Why Banks Accepted Sharing Their Revenue
One might wonder why banks agreed to such a significant revenue-sharing arrangement. The answer lies in the evolving landscape of customer interaction and payment convenience.
As smartphones became mainstream, banks quickly adopted them as primary channels for customer engagement. They invested heavily in developing their own digital wallets, but these efforts often fell short in terms of providing a seamless, convenient payment experience. Issues such as accessibility, convenience and security concerns led consumers to favor phone manufacturers' wallets over those offered by banks.
Fifteen years ago, when Near-Field Communication technology was introduced, banks had the upper hand and refused to share payment revenues with mobile network operators. However, as smartphone manufacturers’ wallets gained traction and banks struggled to compete effectively, they had little choice but to agree to revenue sharing to retain their presence in customers' wallets.
The Biometric Card Revolution
Now, a new opportunity is emerging for banks to reclaim some of their lost revenues: biometric payment cards. The payment card industry has matured to the point where manufacturing biometric cards in large volumes is feasible.
Just five years ago, the production of biometric cards faced significant challenges, including limited technology, high costs and a small number of manufacturers. This created a chicken-and-egg dilemma for banks: without widespread availability and reliability of biometric cards, issuing them to customers was impractical.
Today, the situation is different. Advances in production technology have made it possible to produce biometric cards at scale and the costs are becoming more manageable. Banks now have the opportunity to offer biometric cards, which provide a payment experience comparable to that of OEM wallets. This shift could help banks recover lost revenue while maintaining a positive user experience.
The Strategic Advantage for Banks
For commercial banks, issuing biometric payment cards presents a strategic opportunity to enhance their competitive edge. By equipping their preferred client segments with these advanced cards, banks can potentially offset the revenue lost to OEM wallets. However, issuing biometric cards alone will not be enough.
Banks must ensure that the user experience of their biometric cards meets or exceeds that of existing mobile payment solutions. Those banks that successfully balance these factors will be well-positioned to negotiate better terms with OEM wallets and optimize their fee structures.

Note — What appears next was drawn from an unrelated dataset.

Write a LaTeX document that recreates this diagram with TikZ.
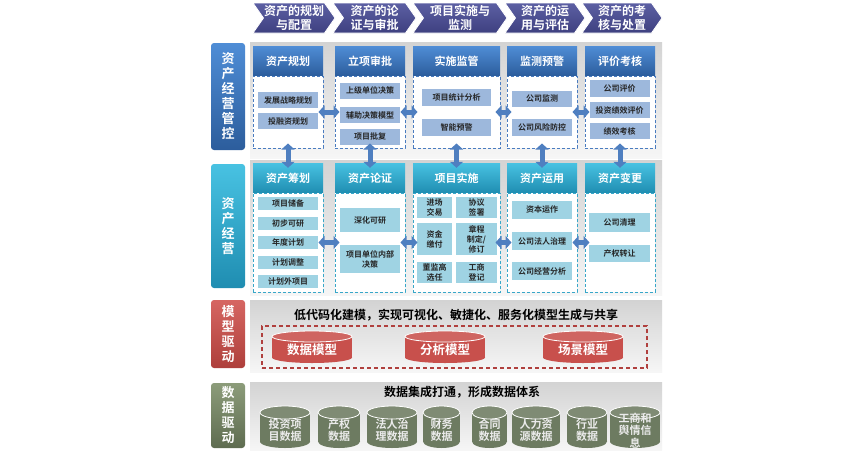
\documentclass[tikz,border=0pt]{standalone}
\usepackage{fontspec}
\setmainfont{Noto Sans CJK SC}[BoldFont={Noto Sans CJK SC Bold}]
\usetikzlibrary{shapes.symbols,arrows.meta}
\definecolor{chevT}{HTML}{5C5FA3}
\definecolor{chevB}{HTML}{3E4080}
\definecolor{hdAT}{HTML}{4F8DD6}
\definecolor{hdAB}{HTML}{2C5D9C}
\definecolor{hdBT}{HTML}{48C2E2}
\definecolor{hdBB}{HTML}{1F8DB1}
\definecolor{dashA}{HTML}{4A7CC0}
\definecolor{dashB}{HTML}{38A7C9}
\definecolor{cItA}{HTML}{9DB8DC}
\definecolor{cItB}{HTML}{9FD3E3}
\definecolor{arrC}{HTML}{4F7FC0}
\definecolor{lRedT}{HTML}{D66662}
\definecolor{lRedB}{HTML}{AE3F3B}
\definecolor{lGrnT}{HTML}{8C9C7A}
\definecolor{lGrnB}{HTML}{5E6C50}
\definecolor{cylRed}{HTML}{C8504C}
\definecolor{cylGrn}{HTML}{6D7B61}
\definecolor{mdash}{HTML}{B0403E}
\definecolor{panT}{HTML}{D3D3D3}
\definecolor{panB}{HTML}{F6F6F6}
\newcommand\drum[9]{%
  \fill[#7] ({#2-#4/2},{#3+#6}) rectangle ({#2+#4/2},{#5-#6});
  \fill[#7] (#2,{#5-#6}) ellipse [x radius={#4/2*1pt}, y radius={#6*1pt}];
  \filldraw[fill=#7!88!white, draw=white, line width=0.8pt] (#2,{#3+#6}) ellipse [x radius={#4/2*1pt}, y radius={#6*1pt}];
  \node[#8] (#1) at (#2,{(#3+#6+#5)/2}) {#9};
}
\begin{document}
\begin{tikzpicture}[x=1pt,y=-1pt,
  chev/.style={signal, signal to=east, signal from=west, signal pointer angle=110,
    draw=white, line width=0.8pt, top color=chevT, bottom color=chevB, text=white,
    font=\bfseries\fontsize{12}{13.5}\selectfont, align=center, minimum height=30pt, inner sep=0pt},
  panel/.style={top color=panT, bottom color=panB, inner sep=0pt, minimum width=412pt},
  lab/.style={rounded corners=3pt, text=white, align=center, minimum width=34pt,
    font=\bfseries\fontsize{13}{15}\selectfont, inner sep=0pt},
  hdA/.style={top color=hdAT, bottom color=hdAB, text=white, minimum height=30pt, inner sep=0pt,
    font=\bfseries\fontsize{11}{13}\selectfont},
  hdB/.style={hdA, top color=hdBT, bottom color=hdBB},
  dbA/.style={draw=dashA, dash pattern=on 3pt off 2pt, line width=1pt, fill=white, inner sep=0pt},
  dbB/.style={dbA, draw=dashB},
  itA/.style={fill=cItA, text=black!85, font=\bfseries\fontsize{8}{10}\selectfont, inner sep=0pt, align=center, minimum width=60pt},
  itB/.style={itA, fill=cItB},
  dbl/.style={line width=5pt, draw=arrC, shorten <=-5pt, shorten >=-5pt,
    {Triangle[width=13pt,length=6pt]}-{Triangle[width=13pt,length=6pt]}},
  mtxt/.style={text=white, font=\bfseries\fontsize{12.5}{14}\selectfont, inner sep=0pt},
  dtxt/.style={text=white!92!black, font=\bfseries\fontsize{11}{12.5}\selectfont, align=center, inner sep=0pt},
  ttl/.style={text=black, font=\bfseries\fontsize{12}{14}\selectfont, inner sep=0pt}
]
\useasboundingbox[fill=white] (0,0) rectangle (845,450);

% chevrons
\node[chev, minimum width=82pt] (s1) at (294,18) {资产的规划\\与配置};
\node[chev, minimum width=83pt] (s2) at (374.5,18) {资产的论\\证与审批};
\node[chev, minimum width=94pt] (s3) at (460,18) {项目实施与\\监测};
\node[chev, minimum width=80pt] (s4) at (545,18) {资产的运\\用与评估};
\node[chev, minimum width=80pt] (s5) at (622,18) {资产的考\\核与处置};

% panels
\node[panel, minimum height=116pt] (P1) at (456,100) {};
\node[panel, minimum height=135pt] (P2) at (456,227.5) {};
\node[panel, minimum height=72pt] (P3) at (456,336) {};
\node[panel, minimum height=68pt] (P4) at (456,416) {};

% left labels
\node[lab, top color=hdAT, bottom color=hdAB, minimum height=107pt] (L1) at (228,96.5) {资\\产\\经\\营\\管\\控};
\node[lab, top color=hdBT, bottom color=hdBB, minimum height=124pt] (L2) at (228,226) {资\\产\\经\\营};
\node[lab, top color=lRedT, bottom color=lRedB, minimum height=68pt] (L3) at (228,334) {模\\型\\驱\\动};
\node[lab, top color=lGrnT, bottom color=lGrnB, minimum height=65pt] (L4) at (228,415.5) {数\\据\\驱\\动};

% ---- top section
\node[hdA, minimum width=70pt] (ha1) at (288,61) {资产规划};
\node[hdA, minimum width=70pt] (ha2) at (370,61) {立项审批};
\node[hdA, minimum width=87pt] (ha3) at (456.5,61) {实施监管};
\node[hdA, minimum width=70pt] (ha4) at (542,61) {监测预警};
\node[hdA, minimum width=70pt] (ha5) at (620,61) {评价考核};
\node[dbA, minimum width=70pt, minimum height=72pt] (da1) at (288,112) {};
\node[dbA, minimum width=70pt, minimum height=72pt] (da2) at (370,112) {};
\node[dbA, minimum width=87pt, minimum height=72pt] (da3) at (456.5,112) {};
\node[dbA, minimum width=70pt, minimum height=72pt] (da4) at (542,112) {};
\node[dbA, minimum width=70pt, minimum height=72pt] (da5) at (620,112) {};

\node[itA, minimum height=16pt] (a11) at (288,100) {发展战略规划};
\node[itA, minimum height=16pt] (a12) at (288,121) {投融资规划};
\node[itA, minimum height=16pt] (a21) at (370,90.5) {上级单位决策};
\node[itA, minimum height=16pt] (a22) at (370,115) {辅助决策模型};
\node[itA, minimum height=16pt] (a23) at (370,136.5) {项目批复};
\node[itA, minimum height=17pt, minimum width=69pt] (a31) at (456.5,97.5) {项目统计分析};
\node[itA, minimum height=17pt, minimum width=69pt] (a32) at (456.5,127.5) {智能预警};
\node[itA, minimum height=16pt] (a41) at (542,98.5) {公司监测};
\node[itA, minimum height=17pt] (a42) at (542,127.5) {公司风险防控};
\node[itA, minimum height=17pt] (a51) at (619.5,88.5) {公司评价};
\node[itA, minimum height=16pt] (a52) at (619.5,110) {投资绩效评价};
\node[itA, minimum height=16pt] (a53) at (619.5,131) {绩效考核};

% ---- bottom section
\node[hdB, minimum width=70pt] (hb1) at (288,178) {资产筹划};
\node[hdB, minimum width=70pt] (hb2) at (370,178) {资产论证};
\node[hdB, minimum width=87pt] (hb3) at (456.5,178) {项目实施};
\node[hdB, minimum width=70pt] (hb4) at (542,178) {资产运用};
\node[hdB, minimum width=70pt] (hb5) at (620,178) {资产变更};
\node[dbB, minimum width=70pt, minimum height=99pt] (db1) at (288,242.5) {};
\node[dbB, minimum width=70pt, minimum height=99pt] (db2) at (370,242.5) {};
\node[dbB, minimum width=87pt, minimum height=99pt] (db3) at (456.5,242.5) {};
\node[dbB, minimum width=70pt, minimum height=99pt] (db4) at (542,242.5) {};
\node[dbB, minimum width=70pt, minimum height=99pt] (db5) at (620,242.5) {};

\node[itB, minimum height=13pt] (b11) at (288,203.5) {项目储备};
\node[itB, minimum height=13pt] (b12) at (288,223) {初步可研};
\node[itB, minimum height=13pt] (b13) at (288,242.5) {年度计划};
\node[itB, minimum height=13pt] (b14) at (288,262) {计划调整};
\node[itB, minimum height=13pt] (b15) at (288,281.5) {计划外项目};
\node[itB, minimum height=24pt] (b21) at (370,220) {深化可研};
\node[itB, minimum height=28pt] (b22) at (370,259) {项目单位内部\\决策};
\node[itB, minimum width=35pt, minimum height=21pt] (b31) at (434.5,207.5) {进场\\交易};
\node[itB, minimum width=41pt, minimum height=21pt] (b32) at (476.5,207.5) {协议\\签署};
\node[itB, minimum width=35pt, minimum height=32pt] (b33) at (434.5,239) {资金\\缴付};
\node[itB, minimum width=41pt, minimum height=32pt] (b34) at (476.5,239) {章程\\制定/\\修订};
\node[itB, minimum width=35pt, minimum height=21pt] (b35) at (434.5,272.5) {董监高\\选任};
\node[itB, minimum width=41pt, minimum height=21pt] (b36) at (476.5,272.5) {工商\\登记};
\node[itB, minimum height=18pt] (b41) at (542,210) {资本运作};
\node[itB, minimum height=18pt] (b42) at (542,241) {公司法人治理};
\node[itB, minimum height=18pt] (b43) at (542,271) {公司经营分析};
\node[itB, minimum height=19pt, minimum width=61pt] (b51) at (619.5,222.5) {公司清理};
\node[itB, minimum height=17pt, minimum width=61pt] (b52) at (619.5,253.5) {产权转让};

% arrows
\draw[dbl] (da1.east) -- (da2.west);
\draw[dbl] (da2.east) -- (da3.west);
\draw[dbl] (da3.east) -- (da4.west);
\draw[dbl] (da4.east) -- (da5.west);
\draw[dbl] (db1.east) -- (db2.west);
\draw[dbl] (db2.east) -- (db3.west);
\draw[dbl] (db3.east) -- (db4.west);
\draw[dbl] (db4.east) -- (db5.west);
\draw[dbl] (da1.south) -- (hb1.north);
\draw[dbl] (da2.south) -- (hb2.north);
\draw[dbl] (da3.south) -- (hb3.north);
\draw[dbl] (da4.south) -- (hb4.north);
\draw[dbl] (da5.south) -- (hb5.north);

% ---- model section
\node[ttl] (mt) at (456,315) {低代码化建模，实现可视化、敏捷化、服务化模型生成与共享};
\node[draw=mdash, dash pattern=on 4pt off 3pt, line width=1.2pt, minimum width=385pt, minimum height=42pt, inner sep=0pt] (mr) at (454.5,347) {};
\drum{m1}{312}{331}{80}{363}{5.5}{cylRed}{mtxt}{数据模型}
\drum{m2}{445}{331}{80}{363}{5.5}{cylRed}{mtxt}{分析模型}
\drum{m3}{583}{331}{80}{363}{5.5}{cylRed}{mtxt}{场景模型}

% ---- data section
\node[ttl] (dt) at (462,392) {数据集成打通，形成数据体系};
\drum{c1}{285}{406}{50}{448}{6.5}{cylGrn}{dtxt}{投资项\\目数据}
\drum{c2}{339}{406}{42}{448}{6.5}{cylGrn}{dtxt}{产权\\数据}
\drum{c3}{392}{406}{50}{448}{6.5}{cylGrn}{dtxt}{法人治\\理数据}
\drum{c4}{441.5}{406}{37}{448}{6.5}{cylGrn}{dtxt}{财务\\数据}
\drum{c5}{489.5}{406}{35}{448}{6.5}{cylGrn}{dtxt}{合同\\数据}
\drum{c6}{536}{406}{48}{448}{6.5}{cylGrn}{dtxt}{人力资\\源数据}
\drum{c7}{587}{406}{40}{448}{6.5}{cylGrn}{dtxt}{行业\\数据}
\drum{c8}{635}{406}{50}{448}{6.5}{cylGrn}{dtxt}{工商和\\舆情信\\息}
\end{tikzpicture}
\end{document}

Looking Ahead: The Future of Biometric Payment Cards
As the business case for biometric cards continues to strengthen, it is anticipated that card manufacturers will begin producing them in even larger volumes. Advances in production technology will further democratize access to high-tech payment cards, making them more accessible to banks of all sizes. Card manufacturers will play a crucial role in demonstrating to banks that they have viable alternatives to relying solely on OEM wallets for payment processing.